> Exercise aim
Below is a listing. Return the lines from the one that contains "Recreate this image" to the one that contains "Chart.register(...registerables);", both ends included, verbatim and with no pictures.

> Code that draws figures
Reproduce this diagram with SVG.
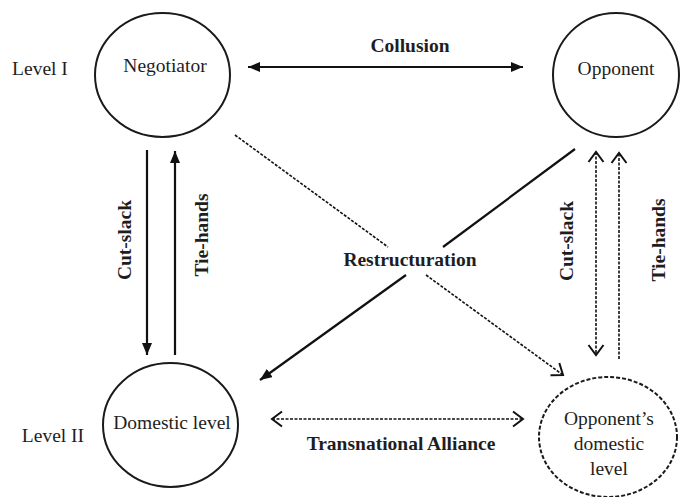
<svg xmlns="http://www.w3.org/2000/svg" width="681" height="497" viewBox="0 0 681 497">
<style>
.node{fill:none;stroke:#1a1a1a;stroke-width:2}
.dnode{fill:none;stroke:#1a1a1a;stroke-width:2;stroke-dasharray:4 2}
.t{font-family:"Liberation Serif","Times New Roman",serif;font-size:19.5px;fill:#1e1e1e;text-anchor:middle}
.b{font-weight:bold}
.solid{stroke:#111;stroke-width:2.2;fill:none}
.dash{stroke:#111;stroke-width:1.6;fill:none;stroke-dasharray:3 1.5}
</style>
<defs>
<marker id="fa" viewBox="0 0 12 10" refX="12" refY="5" markerWidth="12" markerHeight="10" markerUnits="userSpaceOnUse" orient="auto-start-reverse">
<path d="M0,0 L12,5 L0,10 z" fill="#111"/>
</marker>
<marker id="oa" viewBox="0 0 14 18" refX="12" refY="9" markerWidth="14" markerHeight="18" markerUnits="userSpaceOnUse" orient="auto-start-reverse">
<path d="M2,1.5 L12,9 L2,16.5" fill="none" stroke="#111" stroke-width="2"/>
</marker>
</defs>

<text class="t" x="40" y="75">Level I</text>
<text class="t" x="53" y="442">Level II</text>

<g id="negotiator">
<ellipse class="node" cx="162.5" cy="75" rx="67.5" ry="62"/>
<text class="t" x="165" y="72">Negotiator</text>
</g>
<g id="opponent">
<ellipse class="node" cx="616" cy="75" rx="63" ry="62"/>
<text class="t" x="616" y="75">Opponent</text>
</g>
<g id="domestic">
<ellipse class="node" cx="170.5" cy="425" rx="67.5" ry="62"/>
<text class="t" x="172" y="429">Domestic level</text>
</g>
<g id="opponent-domestic">
<ellipse class="dnode" cx="608" cy="437" rx="69" ry="60"/>
<text class="t" x="609" y="425">Opponent’s</text>
<text class="t" x="609" y="450">domestic</text>
<text class="t" x="609" y="475">level</text>
</g>

<g id="connectors">
<line class="solid" x1="248" y1="67" x2="523" y2="67" marker-start="url(#fa)" marker-end="url(#fa)"/>
<line class="solid" x1="147" y1="150" x2="147" y2="355" marker-end="url(#fa)"/>
<line class="solid" x1="175" y1="355" x2="175" y2="151" marker-end="url(#fa)"/>
<line class="solid" x1="575" y1="149" x2="443" y2="247"/>
<line class="solid" x1="406" y1="275" x2="260" y2="380" marker-end="url(#fa)"/>
<line class="dash" x1="235" y1="135" x2="388" y2="247"/>
<line class="dash" x1="426" y1="275" x2="563" y2="375" marker-end="url(#oa)"/>
<line class="dash" x1="596" y1="152" x2="596" y2="355" marker-start="url(#oa)" marker-end="url(#oa)"/>
<line class="dash" x1="619" y1="359" x2="619" y2="153" marker-end="url(#oa)"/>
<line class="dash" x1="272" y1="419" x2="523" y2="419" marker-start="url(#oa)" marker-end="url(#oa)"/>
</g>

<g id="labels">
<text class="t b" x="410" y="52">Collusion</text>
<text class="t b" x="410" y="266">Restructuration</text>
<text class="t b" x="401" y="450">Transnational Alliance</text>
<text class="t b" transform="translate(131,240) rotate(-90)">Cut-slack</text>
<text class="t b" transform="translate(208,235) rotate(-90)">Tie-hands</text>
<text class="t b" transform="translate(573,241) rotate(-90)">Cut-slack</text>
<text class="t b" transform="translate(665,240) rotate(-90)">Tie-hands</text>
</g>
</svg>
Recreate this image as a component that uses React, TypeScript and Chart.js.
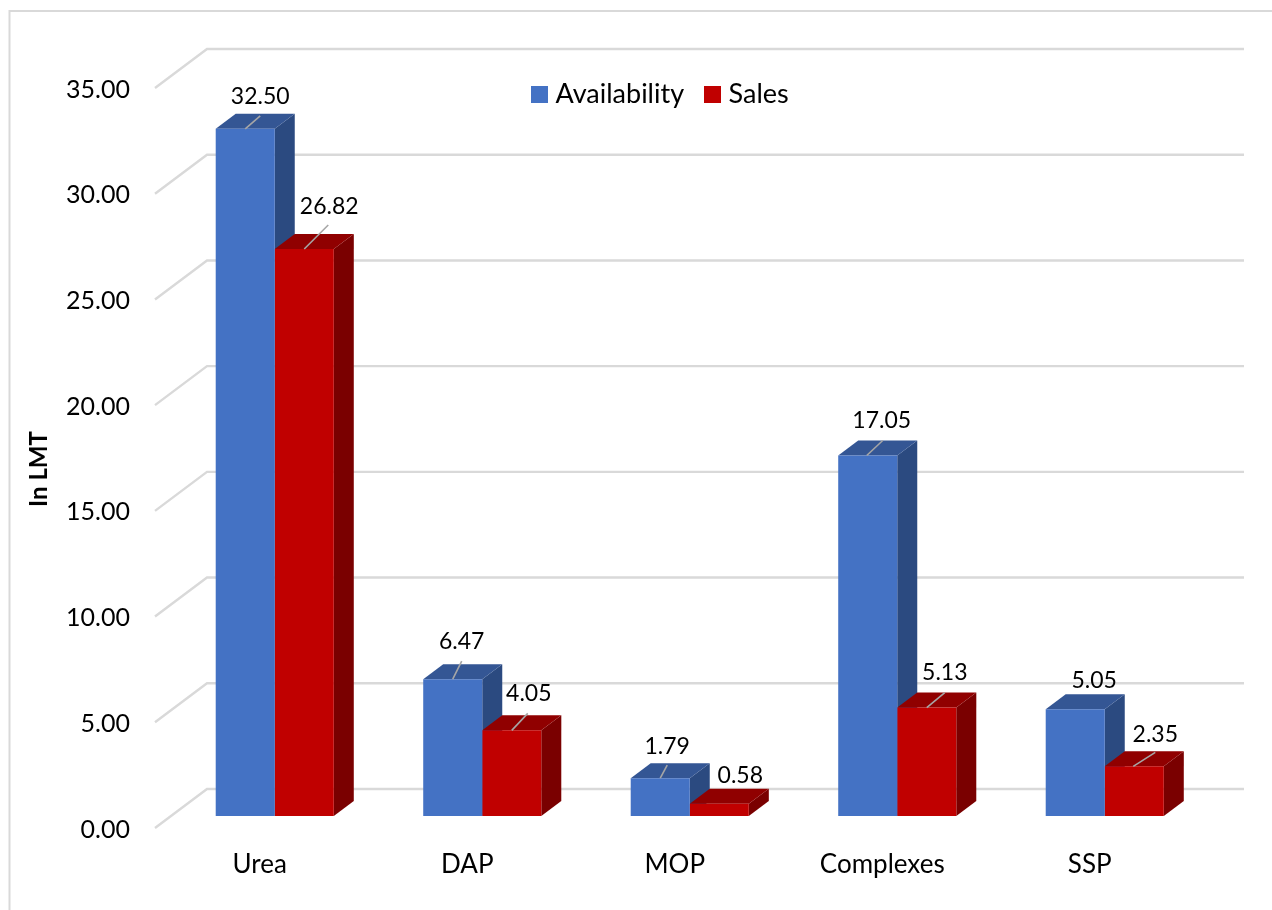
import React, { useEffect, useRef } from "react";
import { Chart, registerables } from "chart.js";

Chart.register(...registerables);

const categories = ["Urea", "DAP", "MOP", "Complexes", "SSP"];
const availability = [32.5, 6.47, 1.79, 17.05, 5.05];
const sales = [26.82, 4.05, 0.58, 5.13, 2.35];

const FONT = "Lato, Carlito, Calibri, sans-serif";
const GRID = "#d9d9d9";
const DEPTH_X = 20;
const DEPTH_Y = 15;

const faces = [
  { front: "#4472C4", top: "#345694", side: "#2b4a80" },
  { front: "#C00000", top: "#900000", side: "#7a0000" },
];

// label centre relative to the bar's top centre; leader end relative to the same point
const labelPlacement = [
  [
    { dx: 15, dy: -32, lead: [0, 15, -13] },
    { dx: 9, dy: -38, lead: [0, 9, -18] },
    { dx: 7, dy: -32, lead: [0, 7, -13] },
    { dx: 14, dy: -35, lead: [-1, 15, -15] },
    { dx: 19, dy: -29, lead: null },
  ],
  [
    { dx: 25, dy: -42, lead: [0, 24, -24] },
    { dx: 17, dy: -37, lead: [0, 16, -17] },
    { dx: 21, dy: -28, lead: null },
    { dx: 18, dy: -35, lead: [0, 18, -15] },
    { dx: 21, dy: -32, lead: [-1, 21, -14] },
  ],
];

function squareIcon(color: string) {
  const c = document.createElement("canvas");
  c.width = 17;
  c.height = 17;
  const g = c.getContext("2d")!;
  g.fillStyle = color;
  g.fillRect(0, 0, 17, 17);
  return c;
}

const depthPlugin = {
  id: "depth",
  beforeLayout(chart: any) {
    if (chart.legend) chart.legend.isHorizontal = () => true;
  },
  afterLayout(chart: any) {
    const y = chart.scales.y;
    if (!y.__shifted) {
      y.__shifted = true;
      const original = y.drawTitle;
      y.drawTitle = function () {
        chart.ctx.save();
        chart.ctx.translate(0, 23);
        original.call(y);
        chart.ctx.restore();
      };
    }
    const lg = chart.legend;
    lg.left = 511;
    lg.right = 1100;
    lg.top = 56;
  },
  beforeDatasetsDraw(chart: any) {
    const { ctx, scales } = chart;
    const y = scales.y;
    ctx.save();
    ctx.strokeStyle = GRID;
    ctx.lineWidth = 2;
    ctx.beginPath();
    ctx.moveTo(9.5, 910);
    ctx.lineTo(9.5, 11);
    ctx.lineTo(1272, 11);
    ctx.stroke();
    ctx.lineWidth = 2.4;
    y.ticks.forEach((t: any) => {
      const p = y.getPixelForValue(t.value);
      ctx.beginPath();
      ctx.moveTo(155, p + 12);
      ctx.lineTo(207, p - 27);
      ctx.lineTo(1244, p - 27);
      ctx.stroke();
    });
    [0, 1].forEach((d) => {
      const c = faces[d];
      chart.getDatasetMeta(d).data.forEach((bar: any) => {
        const half = bar.width / 2;
        const l = bar.x - half;
        const r = bar.x + half;
        const top = bar.y;
        const base = bar.base;
        ctx.fillStyle = c.side;
        ctx.beginPath();
        ctx.moveTo(r, top);
        ctx.lineTo(r + DEPTH_X, top - DEPTH_Y);
        ctx.lineTo(r + DEPTH_X, base - DEPTH_Y);
        ctx.lineTo(r, base);
        ctx.closePath();
        ctx.fill();
        ctx.fillStyle = c.top;
        ctx.beginPath();
        ctx.moveTo(l, top);
        ctx.lineTo(l + DEPTH_X, top - DEPTH_Y);
        ctx.lineTo(r + DEPTH_X, top - DEPTH_Y);
        ctx.lineTo(r, top);
        ctx.closePath();
        ctx.fill();
      });
    });
    ctx.restore();
  },
  afterDatasetsDraw(chart: any) {
    const { ctx } = chart;
    ctx.save();
    ctx.textAlign = "center";
    ctx.textBaseline = "middle";
    ctx.font = `23px ${FONT}`;
    [0, 1].forEach((d) => {
      const values = chart.data.datasets[d].data;
      chart.getDatasetMeta(d).data.forEach((bar: any, i: number) => {
        const place = labelPlacement[d][i];
        if (place.lead) {
          ctx.strokeStyle = "#a6a6a6";
          ctx.lineWidth = 1.6;
          ctx.beginPath();
          ctx.moveTo(bar.x + place.lead[0], bar.y);
          ctx.lineTo(bar.x + place.lead[1], bar.y + place.lead[2]);
          ctx.stroke();
        }
        ctx.fillStyle = "#000000";
        ctx.fillText(values[i].toFixed(2), bar.x + place.dx, bar.y + place.dy);
      });
    });
    ctx.restore();
  },
};

export default function App() {
  const ref = useRef<HTMLCanvasElement>(null);
  useEffect(() => {
    const chart = new Chart(ref.current!, {
      type: "bar",
      data: {
        labels: categories,
        datasets: [
          { label: "Availability", data: availability, backgroundColor: faces[0].front },
          { label: "Sales", data: sales, backgroundColor: faces[1].front },
        ],
      },
      options: {
        animation: false,
        responsive: false,
        devicePixelRatio: 1,
        layout: { padding: { top: 76, right: 63.5, left: 0, bottom: 0 } },
        datasets: { bar: { categoryPercentage: 0.569, barPercentage: 1 } },
        plugins: {
          tooltip: { enabled: false },
          legend: {
            position: "chartArea",
            align: "start",
            labels: {
              font: { family: FONT, size: 27 },
              color: "#000000",
              padding: 25,
              usePointStyle: true,
              pointStyleWidth: 6,
              boxHeight: 17,
              generateLabels: (chart: any) =>
                chart.data.datasets.map((ds: any, i: number) => ({
                  text: ds.label,
                  fillStyle: ds.backgroundColor,
                  strokeStyle: ds.backgroundColor,
                  pointStyle: squareIcon(ds.backgroundColor),
                  lineWidth: 0,
                  datasetIndex: i,
                  fontColor: "#000000",
                })),
            },
          },
        },
        scales: {
          x: {
            grid: { display: false, drawTicks: false },
            border: { display: false },
            afterFit: (s: any) => {
              s.height = 94;
            },
            ticks: {
              font: { family: FONT, size: 26 },
              color: "#000000",
              padding: 33,
              labelOffset: -15,
              maxRotation: 0,
              autoSkip: false,
            },
          },
          y: {
            min: 0,
            max: 35,
            grid: { display: false, drawTicks: false },
            border: { display: false },
            afterFit: (s: any) => {
              s.width = 171;
            },
            title: {
              display: true,
              text: "In LMT",
              color: "#000000",
              font: { family: FONT, size: 24, weight: "bold" },
              padding: { top: 25, bottom: 0 },
            },
            ticks: {
              stepSize: 5,
              font: { family: FONT, size: 25 },
              color: "#000000",
              padding: 41,
              labelOffset: 13.5,
              callback: (v: any) => Number(v).toFixed(2),
            },
          },
        },
      } as any,
      plugins: [depthPlugin as any],
    });
    return () => chart.destroy();
  }, []);
  return (
    <div style={{ position: "absolute", left: 0, top: 0, width: 1272, height: 910, background: "#fff" }}>
      <canvas ref={ref} width={1272} height={910} style={{ display: "block" }} />
    </div>
  );
}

> Task answer
Recreate this image as a component that uses React, TypeScript and Chart.js.
import React, { useEffect, useRef } from "react";
import { Chart, registerables } from "chart.js";

Chart.register(...registerables);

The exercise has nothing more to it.